Abbas sacks Hamas mayor in West Bank, citing debt
Palestinian President Mahmoud Abbas's government sacked a West Bank town's Hamas mayor on Saturday charging financial mismanagement, a move seen as complicating efforts to end a factional feud, Reuters reported.
Khaled al-Qawasmeh, the Palestinian minister of local government, told Reuters the mayor of Qalqilya, Wajih Qawas, and his 15-member council had been replaced by a loyalist of Abbas's secular Fatah faction until new local elections could be held.
Qawasmeh charged the town's debt had more than quadrupled since Qawas was elected in 2005, from 17 million shekels to a current 75 million shekels ($4.5 million to $20 million).
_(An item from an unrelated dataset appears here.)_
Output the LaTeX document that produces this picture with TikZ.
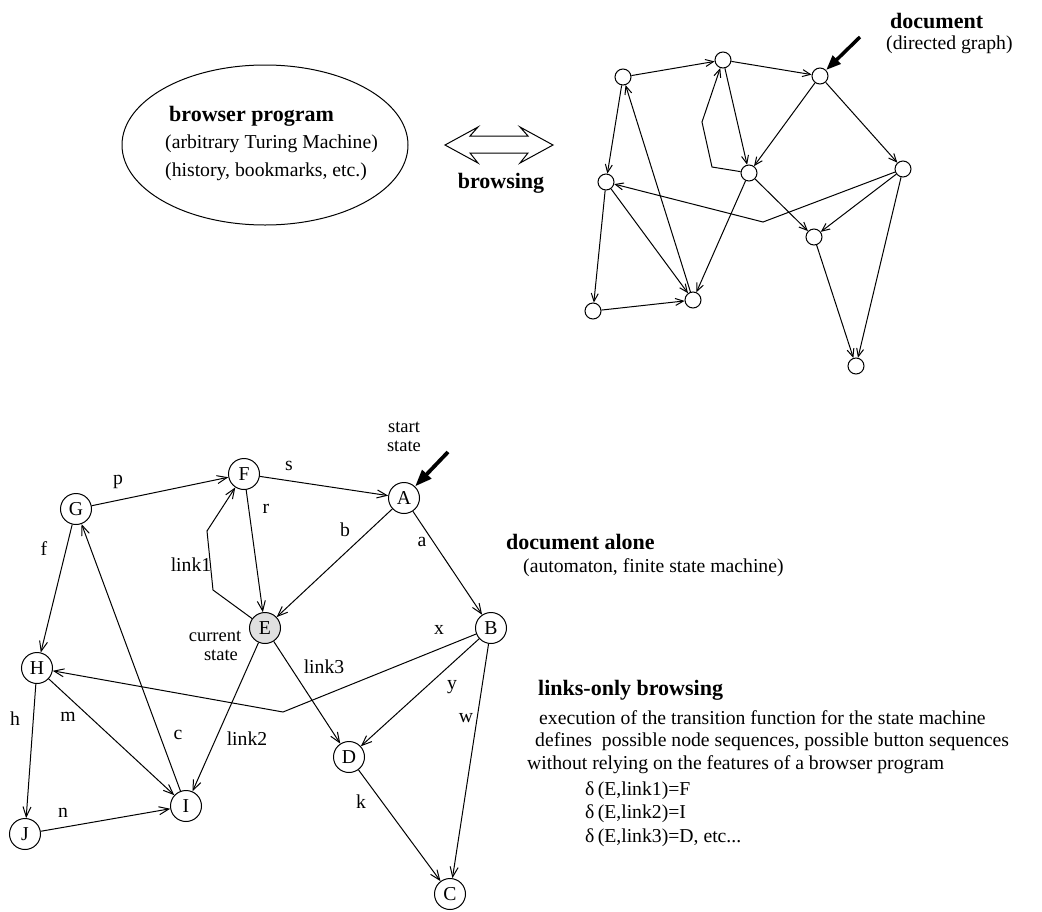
\documentclass[tikz,border=0pt]{standalone}
\usepackage{fontspec}
\setmainfont{Liberation Serif}
\usetikzlibrary{arrows.meta,shapes.geometric}
\newcommand{\regfont}{\fontsize{19.7}{24}\selectfont}
\newcommand{\smfont}{\fontsize{18.5}{20}\selectfont}
\newcommand{\bldfont}{\fontsize{22}{26}\selectfont\bfseries}
\begin{document}
\begin{tikzpicture}[x=1pt,y=-1pt,
  every node/.style={inner sep=0pt,font=\regfont},
  small/.style={circle,draw,line width=1pt,minimum size=16pt},
  state/.style={circle,draw,line width=1pt,minimum size=31pt},
  sedge/.style={line width=1pt,-{Straight Barb[length=8pt,width=7pt]}},
  bedge/.style={line width=1pt,-{Straight Barb[length=10pt,width=8pt]}},
  thick arrow/.style={line width=3.8pt,-{Triangle[length=17pt,width=12pt]}},
  title/.style={font=\bldfont},
  lbl/.style={font=\regfont},
  note/.style={font=\smfont,anchor=base}]
\useasboundingbox (0,0) rectangle (1042,911);

% ---------- browser program ellipse ----------
\node[ellipse,draw,line width=1pt,minimum width=286pt,minimum height=160pt] (prog) at (265,145) {};
\node[title,anchor=west] (progt) at (169,116) {browser program};
\node[anchor=west] (prog1) at (165,144) {(arbitrary Turing Machine)};
\node[anchor=west] (prog2) at (165,172) {(history, bookmarks, etc.)};

% double arrow
\draw[line width=1pt] (445,145) -- (478,127) -- (470,136) -- (528,136) -- (520,127)
  -- (553,145) -- (520,163) -- (528,153) -- (470,153) -- (478,163) -- cycle;
\node[title] (brw) at (501,183) {browsing};

% ---------- top right graph ----------
\node[title,anchor=base west] (doct) at (890,28) {document};
\node[anchor=base west] (docs) at (886,49) {(directed graph)};

\node[small] (n1) at (623,77) {};
\node[small] (n2) at (723,60) {};
\node[small] (n3) at (820,76) {};
\node[small] (n4) at (606,182) {};
\node[small] (n5) at (749,173) {};
\node[small] (n6) at (903,169) {};
\node[small] (n7) at (814,237) {};
\node[small] (n8) at (593,311) {};
\node[small] (n9) at (693,300) {};
\node[small] (n10) at (856,366) {};
\coordinate (t1) at (712,167);
\coordinate (t2) at (702,122);
\coordinate (t3) at (763,222);
\coordinate (ts) at (860,37);

\draw[sedge] (n1) -- (n2);
\draw[sedge] (n2) -- (n3);
\draw[sedge] (n1) -- (n4);
\draw[sedge] (n9) -- (n1);
\draw[sedge] (n2) -- (n5);
\draw[sedge] (n5) -- (t1) -- (t2) -- (n2);
\draw[sedge] (n3) -- (n5);
\draw[sedge] (n3) -- (n6);
\draw[sedge] (n6) -- (t3) -- (n4);
\draw[sedge] (n4) -- (n8);
\draw[sedge] (n4) -- (n9);
\draw[sedge] (n5) -- (n9);
\draw[sedge] (n5) -- (n7);
\draw[sedge] (n6) -- (n7);
\draw[sedge] (n6) -- (n10);
\draw[sedge] (n7) -- (n10);
\draw[sedge] (n8) -- (n9);
\draw[line width=3.5pt,-{Triangle[length=15pt,width=11pt]}] (ts) -- (n3);

% ---------- bottom automaton ----------
\node[state] (G) at (76,509) {G};
\node[state] (F) at (244,474) {F};
\node[state] (A) at (404,498) {A};
\node[state,fill=black!12] (E) at (265,628) {E};
\node[state] (B) at (491,628) {B};
\node[state] (H) at (37,668) {H};
\node[state] (D) at (349,757) {D};
\node[state] (I) at (186,806) {I};
\node[state] (J) at (25,834) {J};
\node[state] (C) at (450,894) {C};
\coordinate (l1a) at (213,590);
\coordinate (l1b) at (207,531);
\coordinate (xb) at (283,712);
\coordinate (sa) at (448,452);

\draw[bedge] (G) -- (F);
\draw[bedge] (F) -- (A);
\draw[bedge] (F) -- (E);
\draw[bedge] (E) -- (l1a) -- (l1b) -- (F);
\draw[bedge] (A) -- (E);
\draw[bedge] (A) -- (B);
\draw[bedge] (G) -- (H);
\draw[bedge] (I) -- (G);
\draw[bedge] (H) -- (J);
\draw[bedge] (H) -- (I);
\draw[bedge] (J) -- (I);
\draw[bedge] (E) -- (I);
\draw[bedge] (E) -- (D);
\draw[bedge] (B) -- (xb) -- (H);
\draw[bedge] (B) -- (D);
\draw[bedge] (B) -- (C);
\draw[bedge] (D) -- (C);
\draw[thick arrow] (sa) -- (A);

\node[lbl] (lp) at (118,482) {p};
\node[lbl] (ls) at (289,466) {s};
\node[lbl] (lr) at (266,509) {r};
\node[lbl] (llink1) at (191,565) {link1};
\node[lbl] (lb) at (345,530) {b};
\node[lbl] (la) at (422,542) {a};
\node[lbl] (lf) at (44,549) {f};
\node[lbl] (lc) at (178,735) {c};
\node[lbl] (lh) at (15,719) {h};
\node[lbl] (lm) at (68,717) {m};
\node[lbl] (ln) at (63,813) {n};
\node[lbl] (llink2) at (247,739) {link2};
\node[lbl] (llink3) at (324,667) {link3};
\node[lbl] (lx) at (439,630) {x};
\node[lbl] (ly) at (452,687) {y};
\node[lbl] (lw) at (466,718) {w};
\node[lbl] (lk) at (361,802) {k};
\node[note] (start1) at (404,432) {start};
\node[note] (start2) at (404,451) {state};
\node[note] (cur1) at (215,641) {current};
\node[note] (cur2) at (221,660) {state};

% ---------- right texts ----------
\node[title,anchor=west] (alone) at (506,542) {document alone};
\node[anchor=west] (alone2) at (523,568) {(automaton, finite state machine)};
\node[title,anchor=west] (lob) at (538,690) {links-only browsing};
\node[anchor=west] (t1l) at (539,718) {execution of the transition function for the state machine};
\node[anchor=west] (t2l) at (535,742) {defines\ \ possible node sequences, possible button sequences};
\node[anchor=west] (t3l) at (527,765) {without relying on the features of a browser program};
\node[anchor=west] (d1) at (585,791) {δ\,(E,link1)=F};
\node[anchor=west] (d2) at (585,814) {δ\,(E,link2)=I};
\node[anchor=west] (d3) at (585,838) {δ\,(E,link3)=D, etc...};
\end{tikzpicture}
\end{document}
"The municipality did not respond to our repeated warnings to rectify their financial condition. The decision was based on administrative grounds," Qawasmeh said.
Qawas, of Islamist Hamas, charged he had been fired by Abbas's Western-backed government for political reasons as he had also made improvements in the Palestinian city that borders on central Israel.
"We are elected by the people and we should stay until a new election is held," Qawas told Reuters by telephone.
Hamas has controlled about 60 Palestinian local authorities in the occupied West Bank, since a municipal election in 2005, but Qalqilya was the scene of a deadly gunbattle that left six dead in fighting between Abbas's police and Hamas gunmen in May.
New local elections have been delayed in part because of a feud between Fatah and Hamas that flared after Hamas seized Gaza in 2007, a year after the Islamists trounced long-dominant Fatah in a parliamentary election.
Egypt has mediated a series of talks aimed at healing a rift seen as threatening to weaken a Palestinian bid for statehood, with the Palestinians politically split between the Gaza Strip and the West Bank, and Hamas refusing to recognise Israel.
Palestinian officials said on Thursday that Egypt had lately proposed a new delay in presidential and legislative elections meant to have been held in January, to allow more time for reconciliation talks.